I commemorate this new page of this continuing and meandering Thought Diary with a reproduction of my younger son's self-portrait, which astonished me when he brought it home from his high school art class. It seems not inappropriate to offer thanks for the joys of motherhood, which has truly graced my life. I have been doing some reading in old journals, mainly seeking material for my new blog, Versalvere -- http://versalvere.blogspot.com/ -- and I was reading this morning from a 1985 journal in which I note my new, first pregnancy. I was 37 years old at the time. Paul was born the following April, 1986, and his younger brother, Julian, graced us with his appearance in September, 1989.
 
America is a difficult country for families and children.
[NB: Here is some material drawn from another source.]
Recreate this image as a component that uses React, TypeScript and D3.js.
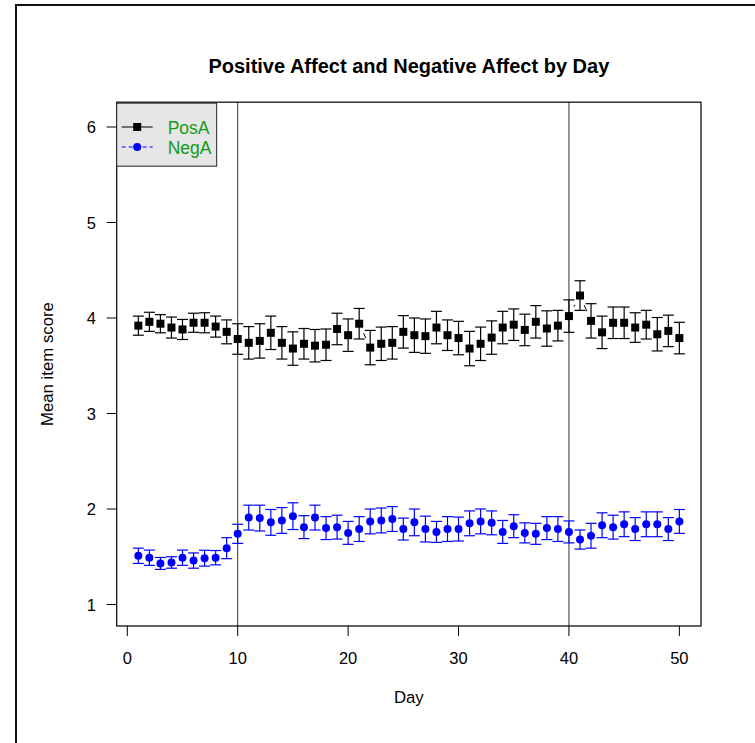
import React from "react";
import * as d3 from "d3";

const days: number[] = Array.from({ length: 50 }, (_, i) => i + 1);

const posMean: number[] = [
  3.92, 3.96, 3.94, 3.90, 3.88, 3.95, 3.95, 3.91, 3.855, 3.78,
  3.74, 3.76, 3.845, 3.74, 3.68, 3.73, 3.71, 3.72, 3.885, 3.82,
  3.94, 3.69, 3.73, 3.74, 3.855, 3.82, 3.81, 3.90, 3.82, 3.79,
  3.68, 3.73, 3.795, 3.90, 3.93, 3.875, 3.96, 3.89, 3.92, 4.02,
  4.235, 3.97, 3.85, 3.95, 3.95, 3.90, 3.93, 3.83, 3.865, 3.79,
];
const posSE: number[] = [
  0.10, 0.10, 0.095, 0.11, 0.105, 0.10, 0.105, 0.11, 0.125, 0.16,
  0.17, 0.18, 0.175, 0.17, 0.175, 0.16, 0.17, 0.165, 0.165, 0.17,
  0.16, 0.18, 0.175, 0.17, 0.17, 0.18, 0.18, 0.17, 0.16, 0.175,
  0.18, 0.175, 0.175, 0.17, 0.165, 0.165, 0.17, 0.185, 0.16, 0.17,
  0.155, 0.18, 0.17, 0.165, 0.165, 0.155, 0.15, 0.175, 0.165, 0.165,
];
const negMean: number[] = [
  1.51, 1.49, 1.43, 1.44, 1.49, 1.46, 1.485, 1.49, 1.59, 1.74,
  1.91, 1.905, 1.86, 1.88, 1.925, 1.81, 1.91, 1.80, 1.81, 1.75,
  1.79, 1.87, 1.88, 1.895, 1.79, 1.86, 1.79, 1.76, 1.79, 1.79,
  1.85, 1.87, 1.855, 1.76, 1.82, 1.75, 1.74, 1.80, 1.79, 1.76,
  1.68, 1.72, 1.83, 1.81, 1.84, 1.79, 1.84, 1.84, 1.79, 1.87,
];
const negSE: number[] = [
  0.08, 0.08, 0.0625, 0.06, 0.08, 0.08, 0.083, 0.075, 0.11, 0.10,
  0.13, 0.135, 0.135, 0.135, 0.14, 0.12, 0.13, 0.12, 0.125, 0.12,
  0.13, 0.13, 0.13, 0.13, 0.115, 0.14, 0.135, 0.11, 0.13, 0.125,
  0.13, 0.13, 0.125, 0.12, 0.12, 0.105, 0.11, 0.12, 0.13, 0.115,
  0.10, 0.13, 0.13, 0.125, 0.13, 0.12, 0.13, 0.13, 0.12, 0.125,
];

const xTicks: number[] = [0, 10, 20, 30, 40, 50];
const yTicks: number[] = [1, 2, 3, 4, 5, 6];
const refLines: number[] = [10, 40];
const seriesNames: string[] = ["PosA", "NegA"];

const W = 755;
const H = 743;
const FONT = "'Liberation Sans', Arial, Helvetica, sans-serif";

const xLim: [number, number] = [-0.96, 51.96];
const yLim: [number, number] = [0.775, 6.26];
const x = d3.scaleLinear().domain(xLim).range([116.7, 701]);
const y = d3.scaleLinear().domain([1, 6]).range([604.5, 127]);

const GAP = 10.5;
const CAP = 5.5;

function gapSegments(xs: number[], ys: number[]) {
  const segs: { x1: number; y1: number; x2: number; y2: number }[] = [];
  for (let i = 0; i < xs.length - 1; i++) {
    const x1 = x(xs[i]), y1 = y(ys[i]), x2 = x(xs[i + 1]), y2 = y(ys[i + 1]);
    const dx = x2 - x1, dy = y2 - y1;
    const len = Math.sqrt(dx * dx + dy * dy);
    if (len > 2 * GAP) {
      const ux = dx / len, uy = dy / len;
      segs.push({ x1: x1 + ux * GAP, y1: y1 + uy * GAP, x2: x2 - ux * GAP, y2: y2 - uy * GAP });
    }
  }
  return segs;
}

function Series({ mean, se, color, shape, dash }: { mean: number[]; se: number[]; color: string; shape: "square" | "circle"; dash?: string }) {
  const segs = gapSegments(days, mean);
  return (
    <g>
      {segs.map((s, i) => (
        <line key={"s" + i} x1={s.x1} y1={s.y1} x2={s.x2} y2={s.y2} stroke={color} strokeWidth={1} strokeDasharray={dash} />
      ))}
      {days.map((d, i) => {
        const cx = x(d);
        const top = y(mean[i] + se[i]);
        const bot = y(mean[i] - se[i]);
        return (
          <g key={"e" + i} stroke={color} strokeWidth={1.2}>
            <line x1={cx} x2={cx} y1={top} y2={bot} />
            <line x1={cx - CAP} x2={cx + CAP} y1={top} y2={top} />
            <line x1={cx - CAP} x2={cx + CAP} y1={bot} y2={bot} />
          </g>
        );
      })}
      {days.map((d, i) =>
        shape === "square" ? (
          <rect key={"p" + i} x={x(d) - 4} y={y(mean[i]) - 4} width={8} height={8} fill={color} />
        ) : (
          <circle key={"p" + i} cx={x(d)} cy={y(mean[i])} r={4} fill={color} />
        )
      )}
    </g>
  );
}

export default function App() {
  const left = x(xLim[0]);
  const right = x(xLim[1]);
  const top = y(yLim[1]);
  const bottom = y(yLim[0]);
  const midX = (left + right) / 2;
  const midY = (top + bottom) / 2;
  const legX = left;
  const legY = top + 1;
  return (
    <svg width={W} height={H} style={{ position: "absolute", left: 0, top: 0, background: "#fff" }} fontFamily={FONT}>
      <rect x={0} y={0} width={W} height={H} fill="#fff" />
      <rect x={16} y={5} width={W + 20} height={H + 20} fill="none" stroke="#111" strokeWidth={2} />

      <text x={midX} y={73} textAnchor="middle" fontSize={20} fontWeight="bold" fill="#000">
        Positive Affect and Negative Affect by Day
      </text>

      {refLines.map((r) => (
        <line key={r} x1={x(r)} x2={x(r)} y1={top} y2={bottom} stroke="#333" strokeWidth={1} />
      ))}

      <Series mean={posMean} se={posSE} color="#000" shape="square" />
      <Series mean={negMean} se={negSE} color="#0000ff" shape="circle" dash="4,3" />

      <rect x={left} y={top} width={right - left} height={bottom - top} fill="none" stroke="#000" strokeWidth={1.2} />

      {xTicks.map((t) => (
        <g key={"xt" + t}>
          <line x1={x(t)} x2={x(t)} y1={bottom} y2={bottom + 10} stroke="#000" />
          <text x={x(t)} y={664} textAnchor="middle" fontSize={16.5} fill="#000">{t}</text>
        </g>
      ))}
      {yTicks.map((t) => (
        <g key={"yt" + t}>
          <line x1={left - 10} x2={left} y1={y(t)} y2={y(t)} stroke="#000" />
          <text x={96} y={y(t) + 6} textAnchor="end" fontSize={16.5} fill="#000">{t}</text>
        </g>
      ))}

      <text x={midX} y={703} textAnchor="middle" fontSize={16.8} fill="#000">Day</text>
      <text transform={`translate(53, ${midY}) rotate(-90)`} textAnchor="middle" fontSize={16.8} fill="#000">
        Mean item score
      </text>

      <g>
        <rect x={legX} y={legY} width={100} height={63} fill="#e6e6e6" stroke="#222" strokeWidth={1} />
        <line x1={legX + 5} x2={legX + 36} y1={127} y2={127} stroke="#000" />
        <rect x={legX + 16.5} y={123} width={8} height={8} fill="#000" />
        <text x={legX + 51} y={133.5} fontSize={17.5} fill="#149a14">{seriesNames[0]}</text>
        <line x1={legX + 5} x2={legX + 36} y1={147} y2={147} stroke="#0000ff" strokeDasharray="4,3" />
        <circle cx={legX + 20.5} cy={147} r={4} fill="#0000ff" />
        <text x={legX + 51} y={153.5} fontSize={17.5} fill="#149a14">{seriesNames[1]}</text>
      </g>
    </svg>
  );
}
My journals are full of observations, most of them not very complimentary, about how parents interact with their children and allow their children to tyrannize over them. I recount a visit to some friends of my husband and tell something of their saga with their two-and-a-half year old daughter. "Indeed it was hard to get away from A.," I wrote, "who was always exhaustingly there." On the second night of our visit the child was up past ten at night and the next day she was exceedingly cranky, refusing to sit in her car seat and whining all the time.Finally I ( was it I who buckled her into the seat at last?) took action, and the child screamed for an hour and a half! "Poor little tyke!" - her mother's philosophy. "All I said to [the mother] at the time was, 'I feel that A. needs for you to assert your own will,' which was phrased as tactfully as I could. Later that afternoon [the mother] let slip, casually as it were, when A. was doing something to distract her attention, 'How lucky you are to have a mother who doesn't discipline you.' " What a strange idea of love American parents have. A life where others do not impact upon us is a life in Hell.
 
A few days later, after we returned home, there was more on the decline of authority in parenting. I wrote: "Robert went to the Bakery yesterday and tells the story of a couple with two children that he saw there. His first impression was that the father was someone 'confused by life.' The first thing he overheard was the girl (about 10) complaining to her mother about wanting to leave. The mother replied: 'We came because you wanted to come... the least you could do is to allow us to eat.' To allow? Robert exclaimed to me. Then the father said to the boy, 'Let's make a bargain. I'll buy you one of those monster toys if you'll get a haircut.' Robert was disgusted! He said the boy already had a sneer on his face. How could a child not feel anything but contempt for a parent under such circumstances?"
 
My husband had a very great gift for being a father. He was disciplined, authoritative, attentive, humorous, entertaining and imaginative, and read great quantities of great literature to the children when they were young.  I am hard put to recollect any incident in our children's childhood when they acted badly or even were less than a perfect joy to be around. As parents soaked in the spiritual-scientific outlook of anthroposophy, and as committed  to the Christian gospel as we were, though perhaps haphazardly, Robert and I regarded our sons as incarnating spirits. They had chosen us - and despite our failures and inevitable lapses, we took the task of their raising as a vocation and as a stewardship. I recall once, in Birmingham, leaving my children briefly with an old school friend. Afterwards she looked at me wonderingly, and said - "I actually had a real conversation with them!"
 
It is a sad commentary on American parenting that such a thing should be all but unheard of. The tyranny of the infantile has penetrated to all levels of our culture. It is bad enough to have to be exposed to it day after day in the media, the blaring of televisions and radios, and in the endless stream of trivializing commentary in the newspapers and by the 'talking heads.' But to have this insidious trivialization penetrate the sanctuary of the home and overthrow the natural bonds between parents and children is truly sad. Those who are committed to the raising of decent men and women must devote tremendous energy and spiritualizing thought to their lives in order to counteract the  waste-culture that America has become.